• Material provided:
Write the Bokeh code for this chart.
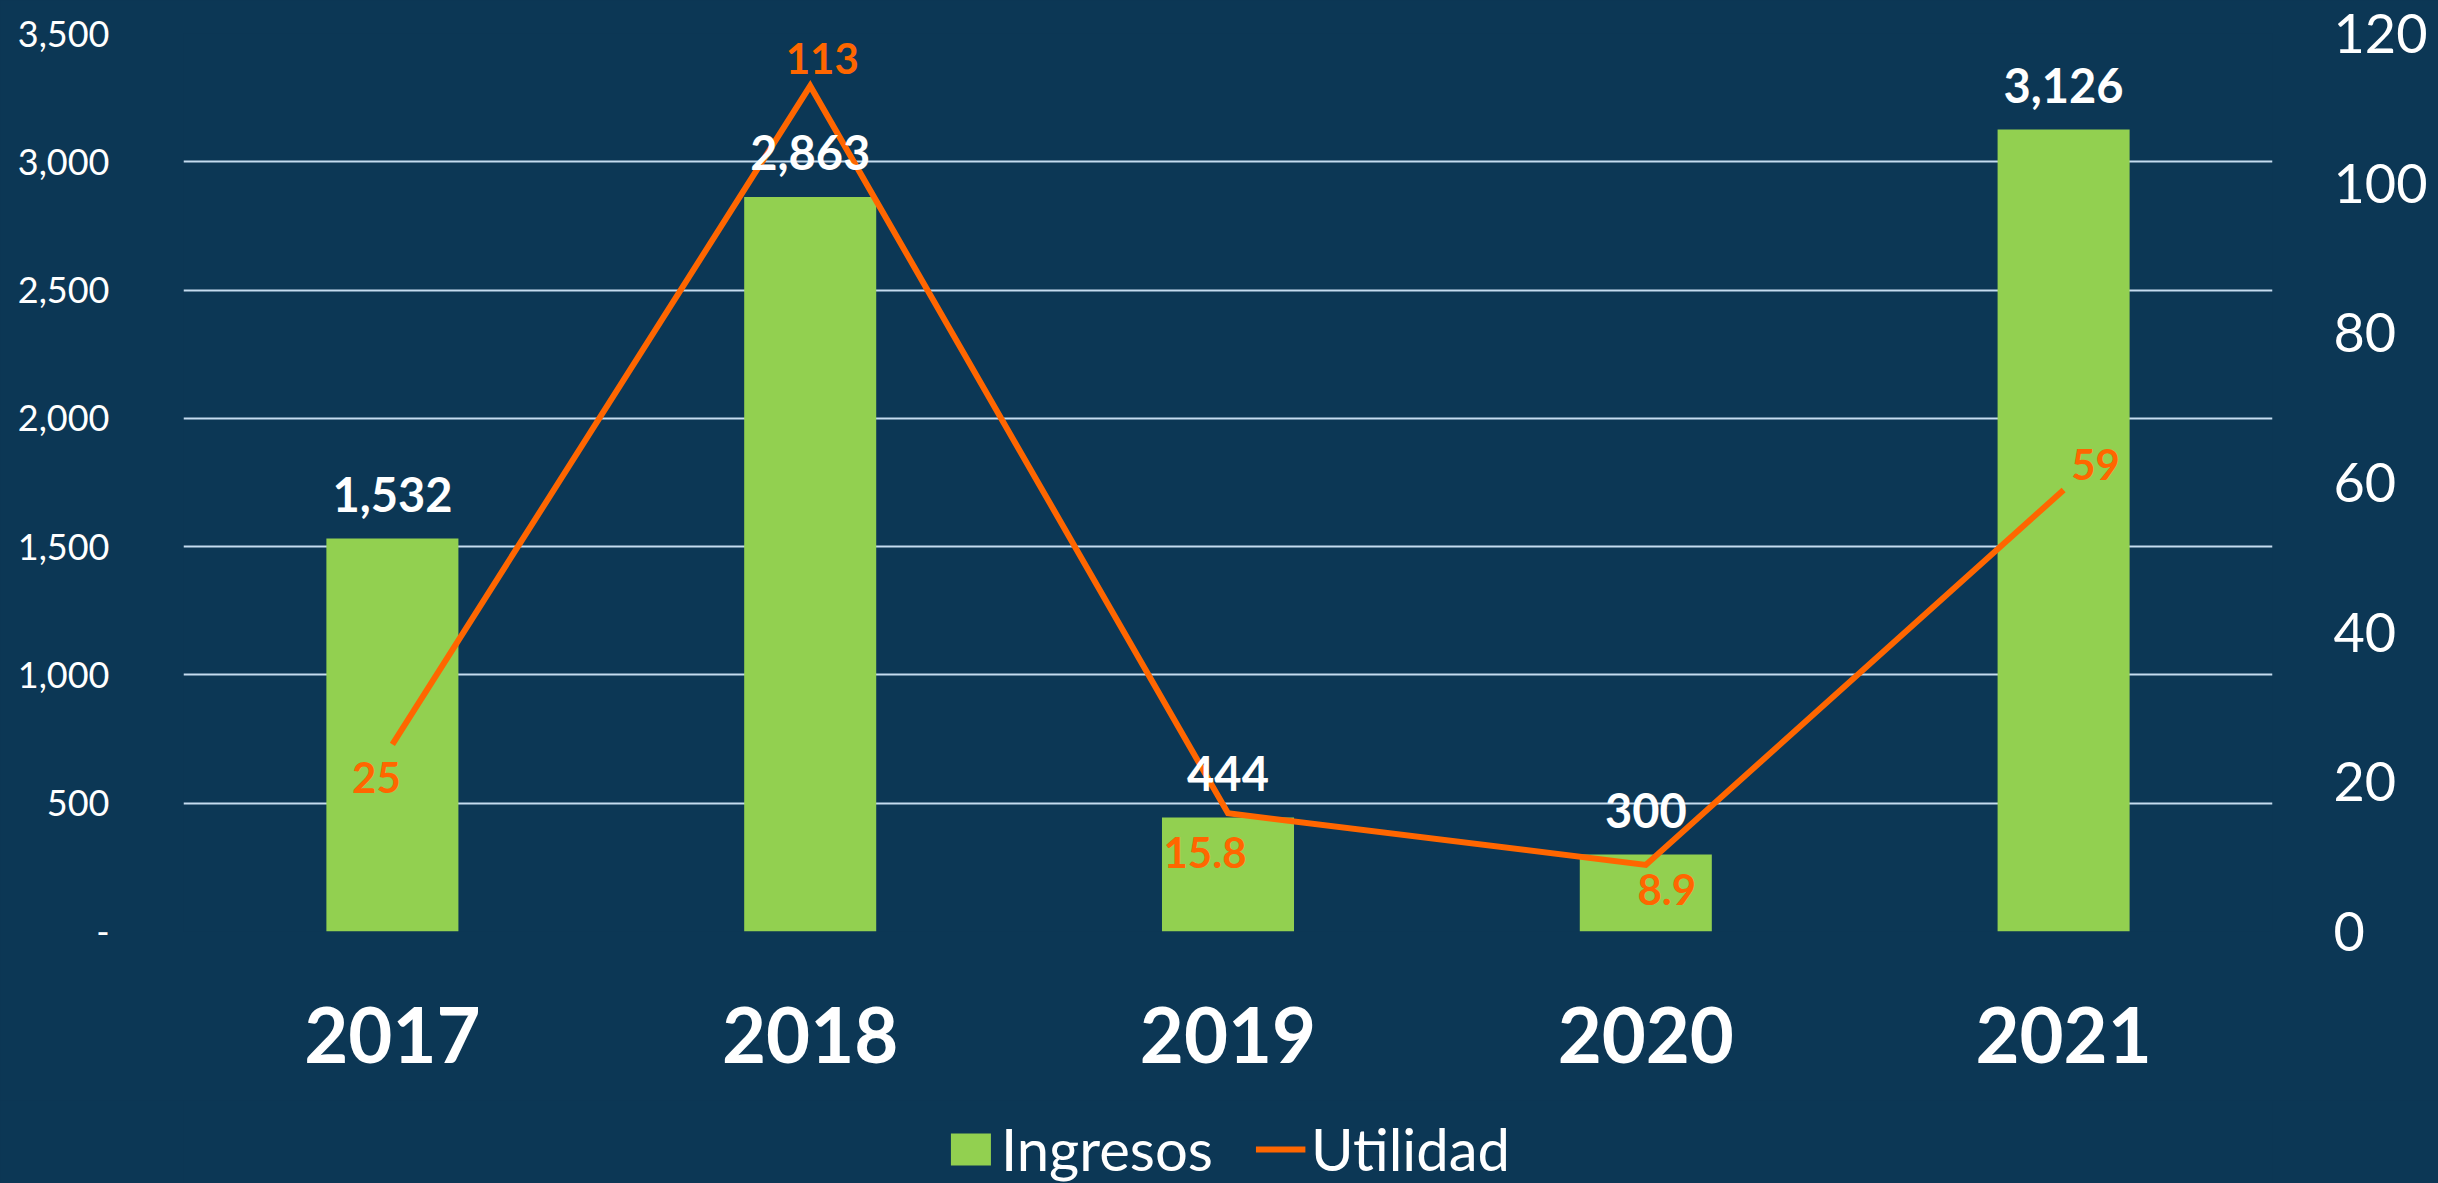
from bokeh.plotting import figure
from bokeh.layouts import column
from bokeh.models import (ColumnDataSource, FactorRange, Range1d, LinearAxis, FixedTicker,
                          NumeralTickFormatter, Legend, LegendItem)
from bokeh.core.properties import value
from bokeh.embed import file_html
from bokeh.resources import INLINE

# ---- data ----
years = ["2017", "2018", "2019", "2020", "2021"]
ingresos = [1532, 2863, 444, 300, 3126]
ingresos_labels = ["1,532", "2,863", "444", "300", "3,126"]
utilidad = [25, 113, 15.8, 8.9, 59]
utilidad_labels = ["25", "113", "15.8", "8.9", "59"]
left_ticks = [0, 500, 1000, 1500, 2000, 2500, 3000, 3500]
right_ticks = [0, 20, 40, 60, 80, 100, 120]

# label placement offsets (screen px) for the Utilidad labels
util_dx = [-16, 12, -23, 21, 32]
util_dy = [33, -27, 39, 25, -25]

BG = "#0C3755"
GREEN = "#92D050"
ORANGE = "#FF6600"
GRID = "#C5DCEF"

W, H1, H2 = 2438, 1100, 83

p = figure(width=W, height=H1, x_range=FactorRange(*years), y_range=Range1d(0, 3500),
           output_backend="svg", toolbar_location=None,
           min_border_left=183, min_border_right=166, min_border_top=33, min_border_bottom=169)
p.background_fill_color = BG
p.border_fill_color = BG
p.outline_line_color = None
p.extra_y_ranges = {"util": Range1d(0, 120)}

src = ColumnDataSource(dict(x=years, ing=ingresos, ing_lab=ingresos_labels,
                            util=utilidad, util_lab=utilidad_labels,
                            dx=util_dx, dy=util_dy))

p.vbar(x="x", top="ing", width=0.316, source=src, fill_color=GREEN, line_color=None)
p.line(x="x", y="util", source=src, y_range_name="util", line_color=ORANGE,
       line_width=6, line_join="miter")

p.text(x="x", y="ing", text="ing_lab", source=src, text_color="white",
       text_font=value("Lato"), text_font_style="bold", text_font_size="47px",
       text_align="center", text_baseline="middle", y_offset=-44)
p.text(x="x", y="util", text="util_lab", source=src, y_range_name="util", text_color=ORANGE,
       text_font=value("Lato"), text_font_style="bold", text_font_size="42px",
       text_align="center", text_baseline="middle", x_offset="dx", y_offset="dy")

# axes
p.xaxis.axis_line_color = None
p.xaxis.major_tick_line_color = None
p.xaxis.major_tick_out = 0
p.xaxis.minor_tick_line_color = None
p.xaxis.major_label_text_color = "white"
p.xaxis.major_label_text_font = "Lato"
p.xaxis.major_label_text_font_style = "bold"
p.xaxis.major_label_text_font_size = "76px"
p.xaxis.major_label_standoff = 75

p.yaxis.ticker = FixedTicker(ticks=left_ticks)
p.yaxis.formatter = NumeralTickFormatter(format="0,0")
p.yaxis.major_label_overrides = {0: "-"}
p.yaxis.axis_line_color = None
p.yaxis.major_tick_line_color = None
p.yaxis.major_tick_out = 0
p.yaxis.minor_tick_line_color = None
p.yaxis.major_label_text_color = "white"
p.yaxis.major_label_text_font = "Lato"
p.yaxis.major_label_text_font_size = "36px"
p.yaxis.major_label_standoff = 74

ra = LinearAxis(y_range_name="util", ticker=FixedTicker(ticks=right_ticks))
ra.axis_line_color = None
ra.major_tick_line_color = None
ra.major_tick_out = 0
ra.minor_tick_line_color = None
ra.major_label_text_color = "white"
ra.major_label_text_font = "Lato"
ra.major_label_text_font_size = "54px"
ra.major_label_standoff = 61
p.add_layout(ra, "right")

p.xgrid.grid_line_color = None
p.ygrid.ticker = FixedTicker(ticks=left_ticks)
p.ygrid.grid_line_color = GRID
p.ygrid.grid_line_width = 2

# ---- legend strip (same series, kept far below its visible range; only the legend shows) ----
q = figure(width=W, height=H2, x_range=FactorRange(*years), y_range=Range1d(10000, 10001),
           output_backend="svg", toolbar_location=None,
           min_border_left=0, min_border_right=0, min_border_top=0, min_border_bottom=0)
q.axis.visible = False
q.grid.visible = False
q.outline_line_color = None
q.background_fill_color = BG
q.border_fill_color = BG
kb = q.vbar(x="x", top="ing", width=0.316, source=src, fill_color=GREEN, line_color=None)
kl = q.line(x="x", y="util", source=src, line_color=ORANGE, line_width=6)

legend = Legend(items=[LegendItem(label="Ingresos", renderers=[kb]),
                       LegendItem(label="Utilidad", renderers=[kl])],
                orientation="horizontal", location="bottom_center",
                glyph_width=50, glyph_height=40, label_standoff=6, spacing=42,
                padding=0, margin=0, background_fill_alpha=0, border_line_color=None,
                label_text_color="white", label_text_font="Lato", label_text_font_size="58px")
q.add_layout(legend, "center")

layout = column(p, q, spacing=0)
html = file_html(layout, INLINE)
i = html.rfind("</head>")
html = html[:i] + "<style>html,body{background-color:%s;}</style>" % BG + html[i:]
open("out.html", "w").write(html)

• To do: Write out the lines from the start of the material to the line with "from bokeh.resources import INLINE", inclusive and exactly. Skip the pictures.

• Task answer:
Write the Bokeh code for this chart.
from bokeh.plotting import figure
from bokeh.layouts import column
from bokeh.models import (ColumnDataSource, FactorRange, Range1d, LinearAxis, FixedTicker,
                          NumeralTickFormatter, Legend, LegendItem)
from bokeh.core.properties import value
from bokeh.embed import file_html
from bokeh.resources import INLINE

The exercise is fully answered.